The little girl is just over 2 and also has a childminder that she goes to on the 2 other days she is not with us. She has been at the childminder for about a year. Her Mum doesn't work so has her the other day in the week when she's not with us or the childminder.

Her Mum came in this week and said that her daughter wasn't eating properly or sleeping well and that it was because she hadn't settled in with us. Over the past 6 weeks we have seen no signs of distress, anxiouness, worry, no tears or anything. Not even asked for her Mum. She leaves the setting very happy and tells her Mum she has had a good day!

Her Mum insists she isn't happy deep down and has decided she needs to stay with her for the whole session for as many weeks as she feels necessary.

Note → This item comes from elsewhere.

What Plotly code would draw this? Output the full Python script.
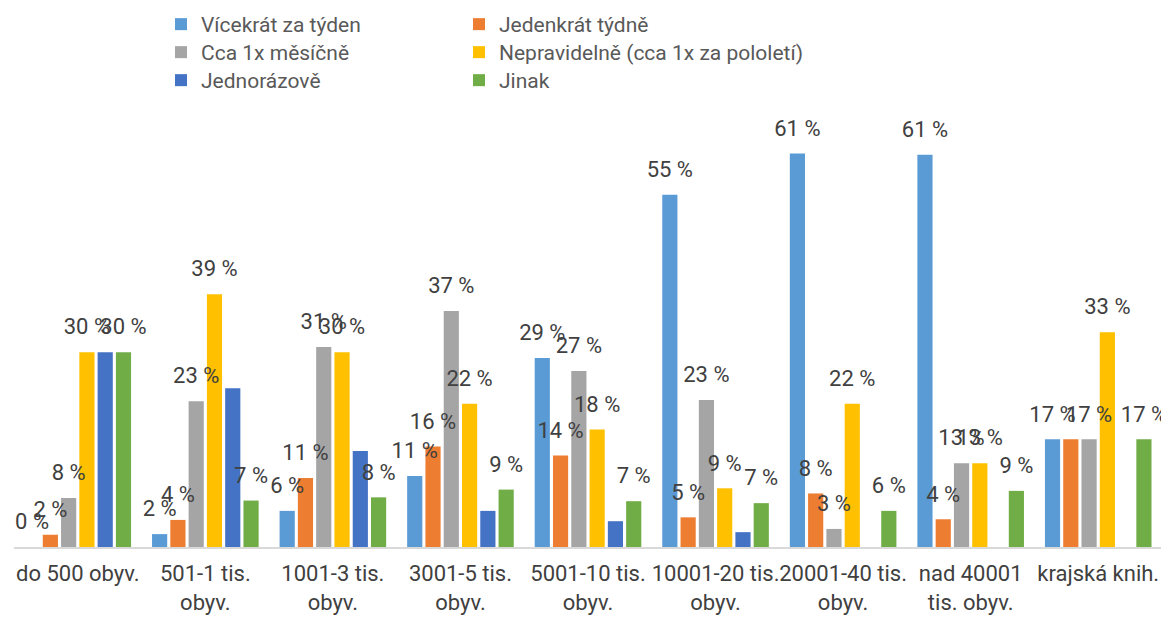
import plotly.graph_objects as go

categories = ["do 500 obyv.", "501-1 tis.<br>obyv.", "1001-3 tis.<br>obyv.", "3001-5 tis.<br>obyv.",
              "5001-10 tis.<br>obyv.", "10001-20 tis.<br>obyv.", "20001-40 tis.<br>obyv.",
              "nad 40001<br>tis. obyv.", "krajská knih."]

vicekrat = [0.0, 2.0, 5.6, 11.0, 29.3, 54.6, 61.0, 60.8, 16.7]
jedenkrat = [1.9, 4.2, 10.7, 15.6, 14.2, 4.6, 8.3, 4.3, 16.7]
mesicne = [7.6, 22.6, 31.0, 36.6, 27.3, 22.8, 2.8, 13.0, 16.7]
nepravidelne = [30.2, 39.2, 30.2, 22.2, 18.2, 9.1, 22.2, 13.0, 33.3]
jednorazove = [30.2, 24.6, 14.9, 5.6, 4.0, 2.3, 0.0, 0.0, 0.0]
jinak = [30.2, 7.2, 7.7, 8.9, 7.1, 6.8, 5.6, 8.7, 16.7]

# data labels not shown in the original (series name -> category indices)
hidden_labels = {"Jednorázově": list(range(9)), "Jedenkrát týdně": [8]}

series = [
    ("Vícekrát za týden", vicekrat, "#5B9BD5"),
    ("Jedenkrát týdně", jedenkrat, "#ED7D31"),
    ("Cca 1x měsíčně", mesicne, "#A5A5A5"),
    ("Nepravidelně (cca 1x za pololetí)", nepravidelne, "#FFC000"),
    ("Jednorázově", jednorazove, "#4472C4"),
    ("Jinak", jinak, "#70AD47"),
]

FONT = "Roboto, 'Open Sans', sans-serif"
fig = go.Figure()
for i, (name, vals, color) in enumerate(series):
    fig.add_trace(go.Bar(
        x=categories, y=vals, name=name, marker=dict(color=color, line=dict(width=0)),
        offsetgroup=str(i), legend="legend" if i == 0 else f"legend{i + 1}", hoverinfo="skip",
    ))
for i, (name, vals, color) in enumerate(series):
    hidden = hidden_labels.get(name, [])
    fig.add_trace(go.Scatter(
        x=categories, y=vals, mode="markers+text",
        text=["" if j in hidden else f"{v:.0f} %" for j, v in enumerate(vals)],
        textposition="top center",
        textfont=dict(family=FONT, size=22, color="#404040"),
        marker=dict(size=18, opacity=0),
        offsetgroup=str(i), showlegend=False, hoverinfo="skip", cliponaxis=False,
    ))

# page body margin offsets the figure by 8px; figure coordinates below are page - 8
W, H = 1161, 611
PLOT_L, PLOT_T, PLOT_W, PLOT_H = 6, 92, 1148, 447


def legend_cell(i):
    left_px = 153 if i % 2 == 0 else 451
    top_px = -4 + 28 * (i // 2)
    return dict(x=(left_px - PLOT_L) / PLOT_W, y=1 + (PLOT_T - top_px) / PLOT_H,
                xanchor="left", yanchor="top",
                bgcolor="rgba(0,0,0,0)", traceorder="normal",
                font=dict(family=FONT, size=21, color="#595959"))


legends = {("legend" if i == 0 else f"legend{i + 1}"): legend_cell(i) for i in range(len(series))}

fig.update_layout(
    width=W, height=H,
    margin=dict(l=PLOT_L, r=W - PLOT_L - PLOT_W, t=PLOT_T, b=H - PLOT_T - PLOT_H, autoexpand=False),
    paper_bgcolor="white", plot_bgcolor="white",
    barmode="group", bargap=0.14, bargroupgap=0.17,
    scattermode="group", scattergap=0.14,
    font=dict(family=FONT, size=22, color="#404040"),
    xaxis=dict(type="category", range=[-0.5, len(categories) - 0.5], autorange=False,
               showline=True, linecolor="#D9D9D9", linewidth=2, ticks="", showgrid=False,
               tickangle=0, automargin=False, ticklabelstandoff=6,
               tickfont=dict(family=FONT, size=22, color="#404040")),
    yaxis=dict(range=[0, 69.3], visible=False, showgrid=False),
    **legends,
)

fig.write_html("out.html")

I explained our settling in policy and how we have done it over the past 20 years with 100% success but she would not listen to anything we said! She stayed for the session and demanded a member of staff was a 1-1 to her daughter the whole time. If she was left to play alone or with friends she came up to us and said 'you need to be with my child'. The girl barely paid any attention to her Mum whilst she was there!

It's very difficult for us as you'll understand as we can't 1-1 a child as of ratios and i'm having to pay extra staff this week to cover the sessions she will be in because of it!

Does anyone have any advice as she will not adhere to our policy or our professional opinion. The girl was settled and now it's starting all over again for the reasons of her not eating and sleeping which we understand but can not see the connection to her behaviour (very happy) with us!?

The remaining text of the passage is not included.